I quit selling on EBay as they have no protection for their sellers. I have 1300 auctions with 100% positive feedback. The last  group of items that sold, 2 requested returns from having buyers remorse. I listed in my auctions no returns,however, EBay forces you to accept returns regardless. One was 25 dollars shipping that cost me 50 dollars to get my item back. The second item was 47 dollars to California that cost me 94 dollars to get my item back. I contacted EBay to fight this and EBay pointed out in their sellers contract you have to accept returns regardless of buyers reason even when you list no returns. Both these clowns had less than 10 auctions and EBay won’t let you cancel peoples bids with low auction counts. I just started listing on Facebook and hopefully that will work out.


----------



## GTs58 (Aug 19, 2021)

Boneman said:


> I quit selling on EBay as they have no protection for their sellers. I have 1300 auctions with 100% positive feedback. The last  group of items that sold, 2 requested returns from having buyers remorse. I listed in my auctions no returns,however, EBay forces you to accept returns regardless. One was 25 dollars shipping that cost me 50 dollars to get my item back. The second item was 47 dollars to California that cost me 94 dollars to get my item back. I contacted EBay to fight this and EBay pointed out in their sellers contract you have to accept returns regardless of buyers reason even when you list no returns. Both these clowns had less than 10 auctions and EBay won’t let you cancel peoples bids with low auction counts. I just started listing on Facebook and hopefully that will work out.

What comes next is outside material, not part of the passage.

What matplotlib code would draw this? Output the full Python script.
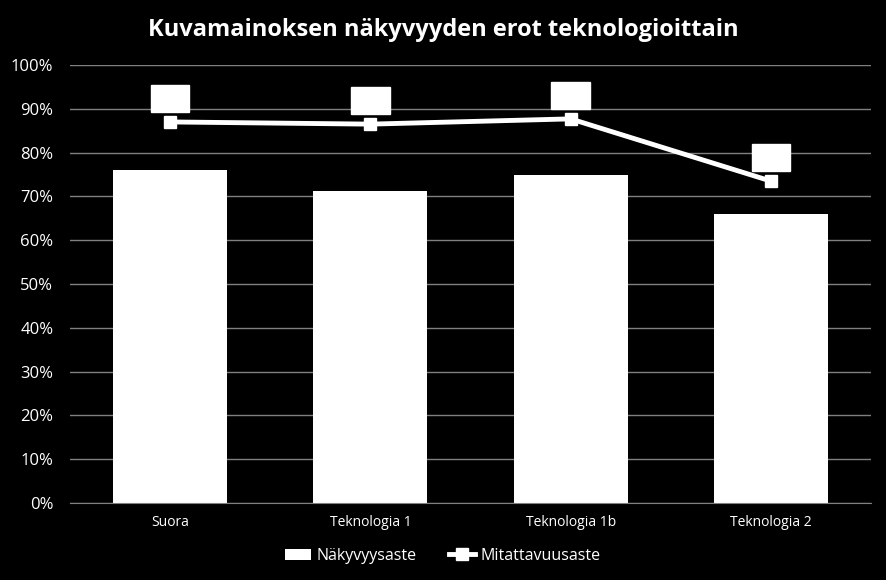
import matplotlib.pyplot as plt
import numpy as np
from matplotlib.ticker import PercentFormatter

categories = ['Suora', 'Teknologia 1', 'Teknologia 1b', 'Teknologia 2']
nakyvyys = [76.0, 71.2, 74.9, 66.0]
mitattavuus = [87.0, 86.5, 87.7, 73.5]
title = 'Kuvamainoksen näkyvyyden erot teknologioittain'

plt.rcParams['font.family'] = ['Open Sans', 'DejaVu Sans']

fig = plt.figure(figsize=(8.86, 5.8), dpi=100, facecolor='black')
ax = fig.add_axes([70 / 886, 77 / 580, 801 / 886, 438 / 580])
ax.set_facecolor('black')

x = np.arange(len(categories))
bars = ax.bar(x, nakyvyys, width=0.57, color='white', zorder=2, label='Näkyvyysaste')
line, = ax.plot(x, mitattavuus, color='white', lw=3.5, marker='s', markersize=9,
                markerfacecolor='white', markeredgecolor='white', zorder=3,
                label='Mitattavuusaste')

# data label boxes (white on white)
for xi, v in zip(x, mitattavuus):
    ax.annotate(f'{v:.0f}%', (xi, v), xytext=(0, 17), textcoords='offset points',
                ha='center', va='center', color='white', fontsize=9,
                bbox=dict(boxstyle='square,pad=0.55', fc='white', ec='white'),
                zorder=4)

ax.set_xlim(-0.5, len(categories) - 0.5)
ax.set_ylim(0, 100)
ax.set_yticks(np.arange(0, 101, 10))
ax.yaxis.set_major_formatter(PercentFormatter(decimals=0))
ax.set_xticks(x)
ax.set_xticklabels(categories)
ax.grid(axis='y', color='#808080', lw=1, zorder=0)
for s in ['top', 'right', 'left']:
    ax.spines[s].set_visible(False)
ax.spines['bottom'].set_color('#808080')
ax.tick_params(axis='y', length=0, colors='white', labelsize=12, pad=12)
ax.tick_params(axis='x', length=0, colors='white', labelsize=10, pad=9)

fig.text(0.5, 1 - 30 / 580, title, ha='center', va='center', color='white',
         fontsize=17, fontweight='bold')

fig.legend([bars, line], ['Näkyvyysaste', 'Mitattavuusaste'], loc='center',
           bbox_to_anchor=(0.5, 1 - 556 / 580), ncol=2, frameon=False,
           fontsize=11.5, labelcolor='white', handlelength=1.6,
           handletextpad=0.4, columnspacing=2.0)

fig.savefig('out.png', dpi=100, facecolor='black')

I hope that works out for the most part. But from what I've seen on Faceplant, the buyers can be just as bad or worse than the ones on eBay. Big difference though for the seller when he has some buyers with remorse or changes his mind and decides he doesn't want the item. Have you listed anything here on the Cabe?


----------



## Adamtinkerer (Aug 21, 2021)

I think I'll list here if I ever get around to selling anything bike related! Like I've also sold guitars on eBay, but won't again, Reverb is a music gear selling site, better to go with a site specific to your item when possible! I still buy on eBay though!


----------



## JoNy (Aug 31, 2021)

Thanks for posting the warning flags.


----------



## sworley (Aug 31, 2021)

I am so tired of eBay's games. I sold some parts and a bike on there last month. The parts got sent back to me despite using the label I paid for and printed from their site. The bike got damaged by UPS and required a costly part to fix, eating up any margin I made. Oh, and they're keeping my money hostage for a month, too. I will continue to use eBay to buy, though.


----------



## Archie Sturmer (Nov 15, 2021)

I recommend writing short sentences, and limiting any item description to about 5-lines, (on equivalent to regular type on letter size paper).  Perhaps the buyers figure that if the seller writes a novel; then the sales might not be simple financial transactions.


----------



## Oldbikeguy1960 (Dec 20, 2021)

Robert Troub said:


> You're obviously doing something wrong....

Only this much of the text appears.